The book is beautiful, certain parts are actually terrifying, and other parts are devastating. I haven’t felt this way about a book in a long time. In his other books (and one short story that I adore) there is always a moment that really hits me or has some sort of…profound effect on me. I would say that in this case, the entire book is that moment.

A good start to the morning, most certainly.

Opening day, and Fat Tuesday

Well, it’s happened – THE TROUPE is now on shelves on both sides of the Atlantic, available for purchase.

I never quite know what to do in these situations. You just have to hope that the small snowballs you’ve kicked down the mountain have gathered and gathered and are now the size of elephants. (A rather destructive metaphor for what is, I hope, a creative effort.)

If you’ve been following this blog, you probably know that so far The Troupe is still getting a very positive reaction. (You can see some here.) I’m extremely grateful to all who supported it and continue to support it, and I’m thankful it’s getting the response that it is.

In six days I’ll be doing my first reading at BookPeople, one of the landmark independent bookstores in Texas, and on March 17th I’ll be doing the same at another – Murder by the Book. This is the first time I’ve ever done so many readings at such highly reputable places for what have so far been such large crowds. It’s a shock – it is as if some invisible center of balance somewhere has tipped and things are happening that certainly weren’t happening previously.

Continuing the upbeat reactions is the extremely thoughtful review over at Violin in a Void, in which Lauren Smith says:

The resulting novel is not just a tale about saving the world, but a well-rounded story vividly written characters, emotional depth and existential musings. In fact, I’d say the large-scale, world-in-peril aspect of the plot is in couched in a character-based drama.

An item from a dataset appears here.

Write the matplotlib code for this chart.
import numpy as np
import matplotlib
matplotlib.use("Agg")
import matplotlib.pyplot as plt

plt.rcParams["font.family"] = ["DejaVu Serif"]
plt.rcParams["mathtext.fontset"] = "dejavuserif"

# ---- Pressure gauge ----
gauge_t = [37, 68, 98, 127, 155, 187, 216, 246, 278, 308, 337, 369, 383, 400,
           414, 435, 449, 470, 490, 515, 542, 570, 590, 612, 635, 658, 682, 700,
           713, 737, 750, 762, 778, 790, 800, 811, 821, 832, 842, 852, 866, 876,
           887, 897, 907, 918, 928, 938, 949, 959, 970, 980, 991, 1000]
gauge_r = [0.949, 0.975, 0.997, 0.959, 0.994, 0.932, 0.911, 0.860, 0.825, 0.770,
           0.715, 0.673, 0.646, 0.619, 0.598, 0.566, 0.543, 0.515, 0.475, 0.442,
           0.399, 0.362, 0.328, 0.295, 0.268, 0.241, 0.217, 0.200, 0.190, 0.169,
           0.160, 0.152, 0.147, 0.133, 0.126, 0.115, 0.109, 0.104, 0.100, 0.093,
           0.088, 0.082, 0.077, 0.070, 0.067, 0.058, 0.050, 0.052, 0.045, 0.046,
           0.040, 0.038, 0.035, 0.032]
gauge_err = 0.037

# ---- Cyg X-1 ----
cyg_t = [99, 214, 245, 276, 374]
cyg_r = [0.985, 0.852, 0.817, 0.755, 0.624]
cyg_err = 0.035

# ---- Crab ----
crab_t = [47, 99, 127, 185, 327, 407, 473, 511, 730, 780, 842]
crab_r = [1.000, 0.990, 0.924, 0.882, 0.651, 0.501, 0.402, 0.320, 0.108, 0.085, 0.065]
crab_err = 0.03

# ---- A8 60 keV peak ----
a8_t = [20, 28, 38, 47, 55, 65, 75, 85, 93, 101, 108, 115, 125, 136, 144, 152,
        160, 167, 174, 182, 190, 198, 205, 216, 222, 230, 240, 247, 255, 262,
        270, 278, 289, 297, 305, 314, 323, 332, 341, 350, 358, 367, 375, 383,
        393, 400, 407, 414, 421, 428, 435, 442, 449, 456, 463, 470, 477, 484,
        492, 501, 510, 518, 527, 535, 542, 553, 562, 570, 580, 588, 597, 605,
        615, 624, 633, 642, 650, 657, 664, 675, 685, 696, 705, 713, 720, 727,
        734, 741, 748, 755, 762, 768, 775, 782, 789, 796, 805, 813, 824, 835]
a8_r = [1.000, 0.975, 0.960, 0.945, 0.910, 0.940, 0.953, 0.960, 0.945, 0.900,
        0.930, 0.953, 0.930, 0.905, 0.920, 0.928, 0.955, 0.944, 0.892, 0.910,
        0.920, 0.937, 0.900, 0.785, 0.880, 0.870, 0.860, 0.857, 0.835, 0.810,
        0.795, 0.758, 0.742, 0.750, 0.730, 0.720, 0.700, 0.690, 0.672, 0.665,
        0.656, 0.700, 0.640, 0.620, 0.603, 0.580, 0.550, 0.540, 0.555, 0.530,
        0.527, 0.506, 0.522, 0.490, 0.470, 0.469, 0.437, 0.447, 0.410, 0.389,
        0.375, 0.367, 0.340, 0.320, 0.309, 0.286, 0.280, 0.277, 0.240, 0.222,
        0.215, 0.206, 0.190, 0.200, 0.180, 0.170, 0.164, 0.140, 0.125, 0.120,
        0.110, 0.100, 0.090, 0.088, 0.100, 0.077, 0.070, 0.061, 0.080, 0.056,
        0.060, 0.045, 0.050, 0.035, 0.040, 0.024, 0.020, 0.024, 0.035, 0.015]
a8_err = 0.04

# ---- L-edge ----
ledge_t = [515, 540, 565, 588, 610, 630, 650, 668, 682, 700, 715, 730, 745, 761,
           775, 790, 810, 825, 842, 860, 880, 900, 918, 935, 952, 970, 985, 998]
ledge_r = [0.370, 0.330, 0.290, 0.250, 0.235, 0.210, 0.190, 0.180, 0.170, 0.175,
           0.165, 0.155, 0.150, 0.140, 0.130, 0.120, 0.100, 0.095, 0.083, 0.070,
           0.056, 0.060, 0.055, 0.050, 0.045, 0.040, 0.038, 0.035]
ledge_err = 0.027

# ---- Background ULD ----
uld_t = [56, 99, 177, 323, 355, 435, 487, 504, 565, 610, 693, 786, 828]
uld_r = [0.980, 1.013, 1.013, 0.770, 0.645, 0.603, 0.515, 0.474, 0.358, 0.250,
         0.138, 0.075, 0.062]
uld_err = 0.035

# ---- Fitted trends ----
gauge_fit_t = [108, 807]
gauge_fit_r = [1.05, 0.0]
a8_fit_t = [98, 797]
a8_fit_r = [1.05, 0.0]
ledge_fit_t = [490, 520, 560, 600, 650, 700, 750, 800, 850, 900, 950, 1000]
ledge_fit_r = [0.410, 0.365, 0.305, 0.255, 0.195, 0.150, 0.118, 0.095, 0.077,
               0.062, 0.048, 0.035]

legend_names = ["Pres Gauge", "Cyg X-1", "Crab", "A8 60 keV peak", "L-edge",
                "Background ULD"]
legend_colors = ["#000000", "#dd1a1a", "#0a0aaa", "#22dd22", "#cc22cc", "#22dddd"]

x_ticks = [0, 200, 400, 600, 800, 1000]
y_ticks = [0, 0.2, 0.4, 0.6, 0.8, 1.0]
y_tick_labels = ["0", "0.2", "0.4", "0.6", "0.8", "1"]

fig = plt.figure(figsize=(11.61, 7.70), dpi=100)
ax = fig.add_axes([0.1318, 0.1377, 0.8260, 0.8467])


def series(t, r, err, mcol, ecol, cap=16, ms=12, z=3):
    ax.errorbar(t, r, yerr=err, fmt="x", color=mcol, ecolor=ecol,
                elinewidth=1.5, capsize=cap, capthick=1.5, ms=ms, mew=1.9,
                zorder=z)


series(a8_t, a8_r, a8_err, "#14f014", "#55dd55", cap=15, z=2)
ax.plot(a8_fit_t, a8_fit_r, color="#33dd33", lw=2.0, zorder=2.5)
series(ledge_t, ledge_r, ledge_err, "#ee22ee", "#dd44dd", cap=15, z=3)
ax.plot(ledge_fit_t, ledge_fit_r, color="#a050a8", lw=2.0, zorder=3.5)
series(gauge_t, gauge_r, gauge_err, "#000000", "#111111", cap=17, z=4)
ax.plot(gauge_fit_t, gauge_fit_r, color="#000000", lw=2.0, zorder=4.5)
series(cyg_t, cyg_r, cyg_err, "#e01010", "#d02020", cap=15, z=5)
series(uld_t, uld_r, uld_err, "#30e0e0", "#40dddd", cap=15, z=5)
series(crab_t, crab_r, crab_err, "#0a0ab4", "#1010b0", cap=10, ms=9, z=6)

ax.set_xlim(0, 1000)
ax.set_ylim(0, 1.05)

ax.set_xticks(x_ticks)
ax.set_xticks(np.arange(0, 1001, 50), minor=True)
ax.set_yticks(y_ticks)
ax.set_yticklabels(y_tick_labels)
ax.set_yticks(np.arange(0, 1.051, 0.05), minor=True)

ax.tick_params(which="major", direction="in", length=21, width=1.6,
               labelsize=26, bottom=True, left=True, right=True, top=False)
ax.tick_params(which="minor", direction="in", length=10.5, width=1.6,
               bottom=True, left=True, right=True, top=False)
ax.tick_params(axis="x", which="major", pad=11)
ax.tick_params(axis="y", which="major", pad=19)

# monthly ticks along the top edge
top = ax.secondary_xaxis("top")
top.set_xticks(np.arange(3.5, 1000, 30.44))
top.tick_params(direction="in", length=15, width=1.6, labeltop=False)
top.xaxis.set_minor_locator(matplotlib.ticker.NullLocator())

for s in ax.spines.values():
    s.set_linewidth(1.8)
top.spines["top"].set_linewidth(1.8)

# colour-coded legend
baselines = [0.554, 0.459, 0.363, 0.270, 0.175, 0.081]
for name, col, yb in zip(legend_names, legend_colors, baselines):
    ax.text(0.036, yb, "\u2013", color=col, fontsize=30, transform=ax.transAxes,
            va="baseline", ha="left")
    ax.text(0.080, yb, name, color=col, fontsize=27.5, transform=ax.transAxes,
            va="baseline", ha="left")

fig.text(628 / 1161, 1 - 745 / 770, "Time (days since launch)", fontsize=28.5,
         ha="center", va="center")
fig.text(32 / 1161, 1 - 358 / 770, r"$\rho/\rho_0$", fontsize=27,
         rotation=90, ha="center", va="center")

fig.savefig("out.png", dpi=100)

The main characters each have a strong, memorable presence, albeit one that’s weighted down by tragedy. It’s very easy for you to be invested in their emotional tangles and there quite a few heartfelt moments.

Which makes me happy. This was one of the Big Things I Wanted To Do with the novel.

*             *             *

Today is Fat Tuesday. I am not Catholic, but my family is from Louisiana, and my parents both spent a lot of their lives in New Orleans. I have a crock pot of red beans and rice cooking at home, and for lunch I believe I’ll be having a crawfish or oyster poboy.

Last year I took everyone out for drinks to celebrate the publication of The Company Man. Don’t know if I’ll do that this year. It feels a bit extraneous. The book is out, though it feels like it’s been out for some time. Things are happening, and I am happy.

The penultimate day…

…callooh, callay.

An interview with me is up here at My Bookish Ways. It is a leeeetle bit old – the little boy is now quickly approaching the one year mark, and I finished Pym a while ago.

So, did you happy dance when you found out about the Philip K. Dick nom? Because I would have totally happy danced. And there may have been some squeeeing.
I believe I immediately asked my publicist if it would be okay if I said “holy shit” to her in an email. I think this to be a perfectly valid response.

For reference, Kristin’s review of The Troupe can be found here. She, too, has mysteriously found herself several copies of The Troupe, and is giving them away with these details:

1. You MUST fill out the form below (lots of chances for extra entries!)
2. Giveaway is for 5 copies of The Troupe by Robert Jackson Bennett to 5 winners
4. Must include a valid email address
5. You must enter on or before 2/27/12
6. Please see my Giveaway Policy.
7. Book kindly provided by the author and Orbit Books.

The book comes out tomorrow in the US. It’s weird, because it’s already been out in the UK. It feels, to me, like it’s been out for months. Books are not like movies – there is not one big curtain that can be raised at the exact right moment. A book release is disparate, disembodied – it happens in stages at vague times, executed by parties and organizations you’re totally unfamiliar with.

So far it’s gotten very positive reviews – people react to it every personally, which makes every reaction unique. Mostly, though, everyone has something to say about the end. This pleases me more than I can describe. The ending of this book is something that occupied me for months. I always knew how I wanted to do it, and I suspect – very faintly – that I have done it that way.

I hope you read it. It was fun to write, and things that are fun to write are – usually, but not always – fun to read.